Et les espaces extérieurs ?
ADR : Il y a 24 hectares de terres autour du château. Une partie est affermée, l’autre est aménagée petit à petit et sert notamment à la création des jeux de piste et à l’accueil des familles et des scolaires. Il reste à réaliser un aménagement plus précis du parc qui a l’avantage d’offrir une vue magnifique sur la vallée du Surmelin.
De quelle mission vous sentez-vous investi ?
ADR : Notre mission principale consiste à restaurer et conserver cette demeure. Il est rare en France qu’un château ait pu, comme Condé, conserver ses décors authentiques du XVIIIe. Ils nécessitent eux-mêmes beaucoup de soins, ce qui prend beaucoup de temps. Si nous ouvrons le domaine aux visites, c’est à la fois pour partager ces décors exceptionnels et pour que le public nous accompagne dans cette restauration. Nous accueillons selon les années entre 8 000 et 12 000 visiteurs.
Comment êtes-vous référencé ?
ADR : On adhère à l’association Demeure historique qui accompagne les acteurs du patrimoine que nous sommes. On est également référencé aux Vieilles Maisons Françaises. Et nous bénéficions du label Vignobles et Découvertes.
Quels liens entretenez-vous avec les acteurs du tourisme ?
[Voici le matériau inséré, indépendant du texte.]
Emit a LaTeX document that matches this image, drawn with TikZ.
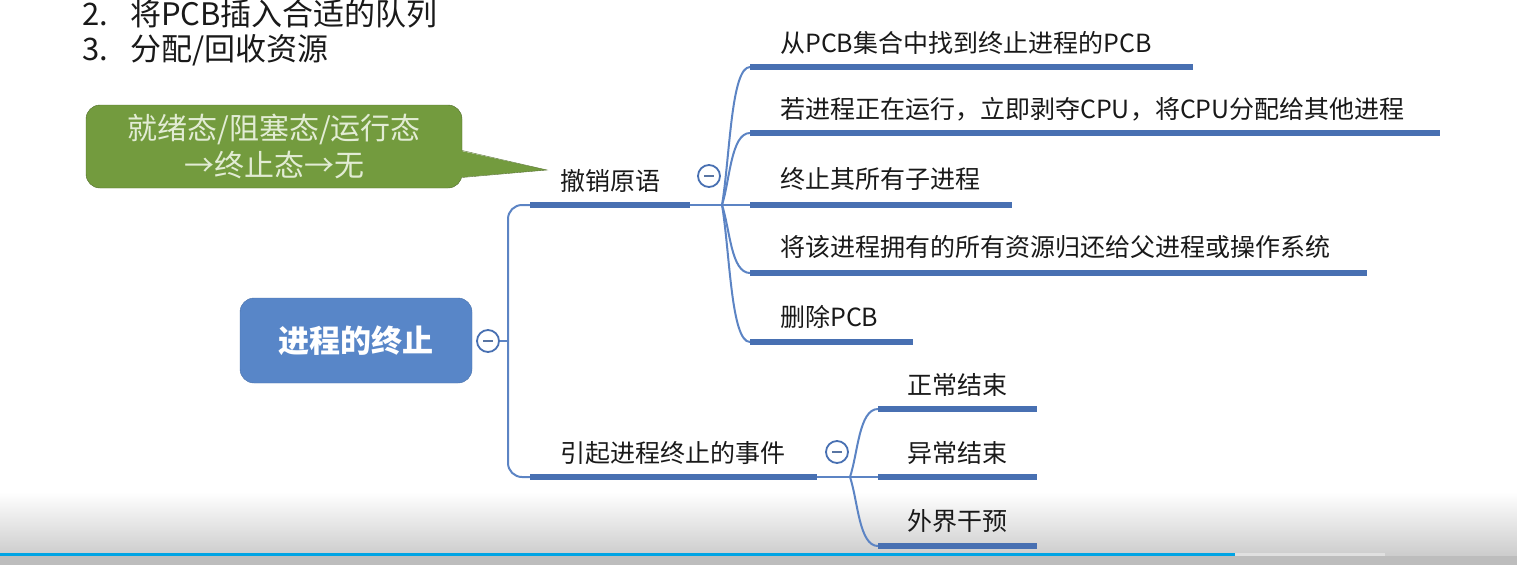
\documentclass[tikz,border=0pt]{standalone}
\usepackage{fontspec}
\setmainfont{Noto Sans CJK SC}
\usepackage{xcolor}
\usepackage{tikz}
\usetikzlibrary{positioning, calc}
\definecolor{topicblue}{RGB}{88,134,200}
\definecolor{barblue}{RGB}{72,112,178}
\definecolor{linkblue}{RGB}{92,132,196}
\definecolor{notegreen}{RGB}{115,155,62}
\definecolor{notetext}{RGB}{226,236,212}
\definecolor{progress}{RGB}{0,164,228}
\tikzstyle{topic} = [rectangle, rounded corners=14pt, minimum width=232pt, minimum height=85pt, text centered, draw=topicblue!85!black, fill=topicblue, text=white, font=\fontsize{31}{36}\selectfont\bfseries]
\tikzstyle{note} = [rectangle, rounded corners=14pt, minimum width=376pt, minimum height=83pt, align=center, draw=notegreen!70!black, fill=notegreen, text=notetext, font=\fontsize{30}{37}\selectfont]
\tikzstyle{leaf} = [anchor=west, inner sep=0pt, text=black!90, font=\fontsize{25}{30}\selectfont]
\tikzstyle{item} = [anchor=west, inner sep=0pt, text=black!90, font=\fontsize{31}{36}\selectfont]
\tikzstyle{fold} = [circle, minimum size=22pt, inner sep=0pt, draw=barblue, line width=1.8pt, fill=white, path picture={\draw[line width=2pt, barblue!70!gray] ($(path picture bounding box.center)-(5pt,0)$) -- ++(10pt,0);}]
\tikzstyle{link} = [line width=2pt, draw=linkblue]
\tikzstyle{bar} = [line width=5.5pt, draw=barblue]

\begin{document}
\begin{tikzpicture}[x=1pt, y=-1pt]
\useasboundingbox (0,0) rectangle (1517,565);
\clip (0,0) rectangle (1517,565);

% screen bottom
\shade[top color=white, bottom color=black!20] (0,492) rectangle (1517,556);
\fill[black!26] (0,556) rectangle (1517,565);
\draw[line width=3pt, progress] (0,554) -- (1235,554);
\draw[line width=3pt, black!12] (1235,554) -- (1385,554);

% list above
\node (item2) [item] at (82,14) {\makebox[48pt][l]{2.}将PCB插入合适的队列};
\node (item3) [item] at (82,50) {\makebox[48pt][l]{3.}分配/回收资源};

% callout
\node (note) [note] at (274,146.5) {就绪态/阻塞态/运行态\\→终止态→无};
\coordinate (tip) at (547,170);
\fill[notegreen] ($(note.east)+(-3,4)$) -- (tip) -- ($(note.east)+(-3,31)$) -- cycle;
\draw[notegreen!70!black] ($(note.east)+(0,4)$) -- (tip) -- ($(note.east)+(0,31)$);

% main topic
\node (root) [topic] at (356,340.5) {进程的终止};
\node (f0) [fold] at (488,341) {};
\coordinate (trunk) at (508,341);

% first level
\coordinate (s1s) at (530,205);
\coordinate (s1e) at (690,205);
\coordinate (s2s) at (530,477);
\coordinate (s2e) at (817,477);
\node (s1) [leaf] at (560,181) {撤销原语};
\node (s2) [leaf] at (560,453) {引起进程终止的事件};
\node (f1) [fold] at (709,176) {};
\node (f2) [fold] at (837,452) {};
\coordinate (fork1) at (722,205);
\coordinate (fork2) at (850,477);

% children of s1
\coordinate (a1s) at (750,67);   \coordinate (a1e) at (1193,67);
\coordinate (a2s) at (750,133);  \coordinate (a2e) at (1440,133);
\coordinate (a3s) at (750,205);  \coordinate (a3e) at (1012,205);
\coordinate (a4s) at (750,273);  \coordinate (a4e) at (1367,273);
\coordinate (a5s) at (750,342);  \coordinate (a5e) at (913,342);
\node (a1) [leaf] at (780,43) {从PCB集合中找到终止进程的PCB};
\node (a2) [leaf] at (780,109) {若进程正在运行，立即剥夺CPU，将CPU分配给其他进程};
\node (a3) [leaf] at (780,179) {终止其所有子进程};
\node (a4) [leaf] at (780,247) {将该进程拥有的所有资源归还给父进程或操作系统};
\node (a5) [leaf] at (780,317) {删除PCB};

% children of s2
\coordinate (b1s) at (878,409);  \coordinate (b1e) at (1037,409);
\coordinate (b2s) at (878,477);  \coordinate (b2e) at (1037,477);
\coordinate (b3s) at (878,546);  \coordinate (b3e) at (1037,546);
\node (b1) [leaf] at (907,385) {正常结束};
\node (b2) [leaf] at (907,453) {异常结束};
\node (b3) [leaf] at (907,521) {外界干预};

% links
\draw [link] (f0) -- (trunk);
\draw [link, rounded corners=14pt] (trunk) |- (s1s);
\draw [link, rounded corners=14pt] (trunk) |- (s2s);
\draw [link] (s1e) -- (a3s);
\draw [link] (fork1) .. controls +(8,-48) and +(-19,0) .. (a1s);
\draw [link] (fork1) .. controls +(8,-25) and +(-19,0) .. (a2s);
\draw [link] (fork1) .. controls +(8,24) and +(-19,0) .. (a4s);
\draw [link] (fork1) .. controls +(8,48) and +(-19,0) .. (a5s);
\draw [link] (s2e) -- (b2s);
\draw [link] (fork2) .. controls +(8,-24) and +(-19,0) .. (b1s);
\draw [link] (fork2) .. controls +(8,24) and +(-19,0) .. (b3s);

% bars
\draw [bar] (s1s) -- (s1e);
\draw [bar] (s2s) -- (s2e);
\draw [bar] (a1s) -- (a1e);
\draw [bar] (a2s) -- (a2e);
\draw [bar] (a3s) -- (a3e);
\draw [bar] (a4s) -- (a4e);
\draw [bar] (a5s) -- (a5e);
\draw [bar] (b1s) -- (b1e);
\draw [bar] (b2s) -- (b2e);
\draw [bar] (b3s) -- (b3e);

\end{tikzpicture}
\end{document}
ADR : Nous nous inscrivons dans la dynamique touristique régionale et nous avons des liens avec toutes les instances qui veulent bien parler de nous et de nos activités, en particulier les offices de tourisme d’Epernay et Château-Thierry.
Et avec les vignerons ?
ADR : Le château est au cœur d’un domaine viticole depuis le XVIe siècle. Je garde de très bonnes relations avec les vignerons qui travaillent sur des terres qui, à un moment ou à un autre, ont appartenu au domaine. Chaque année, j’en sélectionne 4 ou 5 pour pouvoir proposer leur champagne en dégustation à nos visiteurs.
Quels sentiments vous inspire l’inscription des Coteaux, Maisons et Caves au Patrimoine mondial ?
ADR : J’ai l’impression qu’elle profite surtout aux villes mais, par effet d’entraînement, j’espère qu’elle irriguera un jour aussi les zones rurales.
Quelle signification le prix Pierre Cheval a-t-il pour vous ?
ADR : Ce prix est important pour la Champagne et met en lumière toutes les initiatives qui lui permettent d’être plus belle. Dans notre cas, Il vient saluer 35 ans d’efforts.